TABACHNICK: We're still figuring out what it means. Our first instinct was to protect it. But we didn't understand or realize that of all the people that love and appreciate Banksy, there's another cohort of people that are out there to destroy him. On the first day of the unveiling - if we can call it the unveiling - we had somebody come and spray-paint over the painting, and the crowd assembled had attacked the spray painter and knocked him to the ground.

And we were able to rescue the spray paint because it happened so quickly, we have alcohol swabs. We were able to take off the spray paint over the painting. But that sort of introduced us to the understanding that, wow, there's going to be a lot of people out here and they're going to go to many, many lengths to try to destroy this painting.

CORNISH: So you've had to play host, protector and restorer.


CORNISH: I mean, what's been involved here, security guards, gates?

TABACHNICK: We called the police. I mean, we didn't really know what to do, and so we decided to just have somebody we knew from the neighborhood stand outside. Then we had a regular roll-down garage metal gate put up on the wall, so it's only raised, I guess, for - right now, for viewing hours. It's...

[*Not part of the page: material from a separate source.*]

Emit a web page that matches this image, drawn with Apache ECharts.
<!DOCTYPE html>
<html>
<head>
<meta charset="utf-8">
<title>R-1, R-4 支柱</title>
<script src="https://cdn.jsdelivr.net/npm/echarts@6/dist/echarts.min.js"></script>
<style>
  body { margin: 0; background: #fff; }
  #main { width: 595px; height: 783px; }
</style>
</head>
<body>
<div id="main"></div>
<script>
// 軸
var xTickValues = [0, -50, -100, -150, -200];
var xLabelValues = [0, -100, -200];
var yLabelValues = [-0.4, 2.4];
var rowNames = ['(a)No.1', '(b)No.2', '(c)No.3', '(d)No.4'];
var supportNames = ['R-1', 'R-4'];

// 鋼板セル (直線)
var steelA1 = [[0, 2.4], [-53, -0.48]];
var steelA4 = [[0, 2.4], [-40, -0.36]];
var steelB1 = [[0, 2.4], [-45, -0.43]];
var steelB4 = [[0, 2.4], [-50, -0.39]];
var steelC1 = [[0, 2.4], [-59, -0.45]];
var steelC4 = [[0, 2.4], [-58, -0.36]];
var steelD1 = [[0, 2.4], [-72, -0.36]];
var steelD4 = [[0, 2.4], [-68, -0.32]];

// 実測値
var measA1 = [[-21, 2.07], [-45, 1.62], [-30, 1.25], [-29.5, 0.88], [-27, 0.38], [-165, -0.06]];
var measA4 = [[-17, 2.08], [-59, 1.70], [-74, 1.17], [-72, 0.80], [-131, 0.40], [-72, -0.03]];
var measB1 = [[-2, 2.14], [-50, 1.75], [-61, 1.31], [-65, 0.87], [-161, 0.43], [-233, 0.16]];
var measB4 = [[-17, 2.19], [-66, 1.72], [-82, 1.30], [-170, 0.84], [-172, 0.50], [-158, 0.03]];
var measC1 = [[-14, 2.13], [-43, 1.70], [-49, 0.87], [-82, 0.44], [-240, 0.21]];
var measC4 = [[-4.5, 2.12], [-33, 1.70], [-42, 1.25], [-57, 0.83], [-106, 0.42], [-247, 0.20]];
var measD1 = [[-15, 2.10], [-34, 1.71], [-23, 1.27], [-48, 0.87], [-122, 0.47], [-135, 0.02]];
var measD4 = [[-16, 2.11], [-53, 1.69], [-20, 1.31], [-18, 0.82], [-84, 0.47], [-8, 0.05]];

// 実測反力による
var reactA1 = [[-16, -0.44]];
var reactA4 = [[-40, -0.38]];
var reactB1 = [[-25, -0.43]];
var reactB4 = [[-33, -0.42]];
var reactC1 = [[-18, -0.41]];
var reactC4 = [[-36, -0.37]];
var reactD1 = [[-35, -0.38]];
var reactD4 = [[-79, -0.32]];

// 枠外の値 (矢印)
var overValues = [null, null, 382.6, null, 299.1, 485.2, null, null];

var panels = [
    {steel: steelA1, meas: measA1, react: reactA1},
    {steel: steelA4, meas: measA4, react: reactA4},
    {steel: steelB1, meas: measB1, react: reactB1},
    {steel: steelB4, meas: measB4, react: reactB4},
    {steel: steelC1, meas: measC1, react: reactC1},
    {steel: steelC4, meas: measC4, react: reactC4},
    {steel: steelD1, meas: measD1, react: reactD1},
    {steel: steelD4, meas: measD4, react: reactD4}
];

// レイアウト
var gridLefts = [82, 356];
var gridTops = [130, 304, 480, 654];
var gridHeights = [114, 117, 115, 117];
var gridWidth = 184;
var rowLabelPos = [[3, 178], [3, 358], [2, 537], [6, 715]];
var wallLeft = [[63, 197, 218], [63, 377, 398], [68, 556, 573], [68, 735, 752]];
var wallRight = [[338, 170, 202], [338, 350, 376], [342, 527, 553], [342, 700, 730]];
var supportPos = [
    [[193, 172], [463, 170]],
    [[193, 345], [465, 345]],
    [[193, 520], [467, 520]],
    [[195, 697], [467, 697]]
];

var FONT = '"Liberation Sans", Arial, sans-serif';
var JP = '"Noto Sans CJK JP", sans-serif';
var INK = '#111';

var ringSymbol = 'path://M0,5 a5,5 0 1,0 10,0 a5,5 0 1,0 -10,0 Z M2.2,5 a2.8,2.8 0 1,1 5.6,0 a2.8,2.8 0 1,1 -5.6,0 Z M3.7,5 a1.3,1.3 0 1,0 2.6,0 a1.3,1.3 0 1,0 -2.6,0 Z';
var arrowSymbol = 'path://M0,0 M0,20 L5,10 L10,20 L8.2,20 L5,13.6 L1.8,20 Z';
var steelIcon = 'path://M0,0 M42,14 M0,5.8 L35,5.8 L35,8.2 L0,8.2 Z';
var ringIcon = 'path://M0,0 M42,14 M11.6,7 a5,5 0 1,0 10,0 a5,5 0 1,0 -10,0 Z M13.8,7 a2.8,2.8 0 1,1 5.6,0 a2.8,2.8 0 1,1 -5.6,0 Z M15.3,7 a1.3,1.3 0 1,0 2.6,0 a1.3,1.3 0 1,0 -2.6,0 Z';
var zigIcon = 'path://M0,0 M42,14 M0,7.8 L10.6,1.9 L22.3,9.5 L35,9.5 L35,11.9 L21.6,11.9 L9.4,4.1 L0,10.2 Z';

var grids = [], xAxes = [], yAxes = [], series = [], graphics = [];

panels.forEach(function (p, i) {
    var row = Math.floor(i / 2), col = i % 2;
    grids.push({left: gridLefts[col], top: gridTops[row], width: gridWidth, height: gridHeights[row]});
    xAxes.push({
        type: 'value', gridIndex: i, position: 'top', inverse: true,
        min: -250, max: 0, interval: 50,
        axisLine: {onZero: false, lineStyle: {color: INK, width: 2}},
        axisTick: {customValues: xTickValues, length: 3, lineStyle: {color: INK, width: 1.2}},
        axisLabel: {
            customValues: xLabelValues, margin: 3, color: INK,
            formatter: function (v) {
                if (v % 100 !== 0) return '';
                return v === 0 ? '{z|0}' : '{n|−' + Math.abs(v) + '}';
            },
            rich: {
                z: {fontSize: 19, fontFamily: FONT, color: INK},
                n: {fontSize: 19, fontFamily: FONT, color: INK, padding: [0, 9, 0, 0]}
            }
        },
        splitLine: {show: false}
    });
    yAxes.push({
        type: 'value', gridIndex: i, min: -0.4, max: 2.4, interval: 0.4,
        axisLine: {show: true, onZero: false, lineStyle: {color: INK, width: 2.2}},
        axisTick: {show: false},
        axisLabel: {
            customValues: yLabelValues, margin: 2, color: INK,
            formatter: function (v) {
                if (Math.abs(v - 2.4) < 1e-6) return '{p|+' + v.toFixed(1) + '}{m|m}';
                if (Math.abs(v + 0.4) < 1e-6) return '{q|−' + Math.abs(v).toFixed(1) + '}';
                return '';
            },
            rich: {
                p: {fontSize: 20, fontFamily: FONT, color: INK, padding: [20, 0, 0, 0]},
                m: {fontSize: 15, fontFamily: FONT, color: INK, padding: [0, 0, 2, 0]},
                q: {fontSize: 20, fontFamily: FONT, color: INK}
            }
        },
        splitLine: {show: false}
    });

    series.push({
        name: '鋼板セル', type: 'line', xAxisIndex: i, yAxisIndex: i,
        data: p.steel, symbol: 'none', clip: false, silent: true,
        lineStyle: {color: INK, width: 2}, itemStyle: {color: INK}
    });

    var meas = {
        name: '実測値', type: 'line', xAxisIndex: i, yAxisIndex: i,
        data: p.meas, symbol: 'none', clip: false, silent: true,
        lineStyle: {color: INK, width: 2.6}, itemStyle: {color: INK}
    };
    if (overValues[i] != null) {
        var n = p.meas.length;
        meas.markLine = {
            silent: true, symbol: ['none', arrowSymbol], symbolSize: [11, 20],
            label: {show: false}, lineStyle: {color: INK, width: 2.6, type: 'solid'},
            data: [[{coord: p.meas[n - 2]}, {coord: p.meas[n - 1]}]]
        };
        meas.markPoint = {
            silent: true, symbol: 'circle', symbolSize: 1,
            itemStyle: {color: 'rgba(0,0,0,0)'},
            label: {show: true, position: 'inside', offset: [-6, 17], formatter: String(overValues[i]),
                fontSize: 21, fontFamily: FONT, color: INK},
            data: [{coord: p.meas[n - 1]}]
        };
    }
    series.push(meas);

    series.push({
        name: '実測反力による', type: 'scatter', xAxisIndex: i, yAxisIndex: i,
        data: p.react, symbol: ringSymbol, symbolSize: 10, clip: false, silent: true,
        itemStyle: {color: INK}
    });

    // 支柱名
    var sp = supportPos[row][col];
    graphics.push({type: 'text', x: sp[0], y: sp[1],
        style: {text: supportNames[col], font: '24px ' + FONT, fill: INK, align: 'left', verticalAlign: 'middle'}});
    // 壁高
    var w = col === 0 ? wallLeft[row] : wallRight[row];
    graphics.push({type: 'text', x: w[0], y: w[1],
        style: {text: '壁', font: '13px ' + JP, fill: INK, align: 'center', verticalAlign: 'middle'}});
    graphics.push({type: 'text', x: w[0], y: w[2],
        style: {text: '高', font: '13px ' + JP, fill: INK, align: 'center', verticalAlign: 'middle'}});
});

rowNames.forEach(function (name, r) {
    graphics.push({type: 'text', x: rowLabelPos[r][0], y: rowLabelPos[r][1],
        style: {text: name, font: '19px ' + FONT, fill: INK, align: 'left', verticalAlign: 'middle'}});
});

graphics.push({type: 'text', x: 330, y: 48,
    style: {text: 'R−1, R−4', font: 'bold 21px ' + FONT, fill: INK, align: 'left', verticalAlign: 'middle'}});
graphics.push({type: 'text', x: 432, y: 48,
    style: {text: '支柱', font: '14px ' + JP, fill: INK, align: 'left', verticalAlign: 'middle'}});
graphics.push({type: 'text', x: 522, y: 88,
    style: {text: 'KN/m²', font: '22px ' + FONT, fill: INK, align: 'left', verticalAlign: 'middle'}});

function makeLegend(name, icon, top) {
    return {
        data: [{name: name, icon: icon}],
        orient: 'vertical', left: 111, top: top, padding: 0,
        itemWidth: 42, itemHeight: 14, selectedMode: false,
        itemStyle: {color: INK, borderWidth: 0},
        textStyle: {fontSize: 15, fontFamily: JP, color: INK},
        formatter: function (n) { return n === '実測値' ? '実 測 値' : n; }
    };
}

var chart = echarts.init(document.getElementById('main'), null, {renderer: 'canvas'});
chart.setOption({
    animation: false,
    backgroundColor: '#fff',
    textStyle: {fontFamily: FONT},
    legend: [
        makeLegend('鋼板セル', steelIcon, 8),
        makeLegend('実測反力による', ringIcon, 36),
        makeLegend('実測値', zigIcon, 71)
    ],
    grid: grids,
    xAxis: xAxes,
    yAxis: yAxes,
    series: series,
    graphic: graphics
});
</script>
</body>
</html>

TABACHNICK: At this point, I mean, it's almost like its own little street-side museum.

CORNISH: Now, you could also make a lot of money off of this. I mean, as we mentioned, a Banksy mural sold this past summer for $1.1 million. Although, at the same time, Banksy himself, he said, for the sake of keeping all street art where it belongs, I'd encourage people not to buy anything by anybody unless it was created for sale in the first place. Where does that leave you?

TABACHNICK: It leaves us in a sticky place. It's almost he's putting artwork on our wall that now we're expected either to protect or let it be destroyed, and we can't sell it. And we don't necessarily want to sell it. We don't really know yet. But I have been approached by a gallerist, and this is something that this gallery specializes in.

They could come, take down the wall, put it up for auction, and that could be the route that we go. It puts us in a conundrum. I mean, we believe - I think we truly believe that this art is for the public. But we're also not equipped to serve the public's needs.

CORNISH: Well, thanks so much for talking with us.

TABACHNICK: Thanks for having me.

CORNISH: Cara Tabachnick, a building owned by her family was tagged by the artist, Banksy.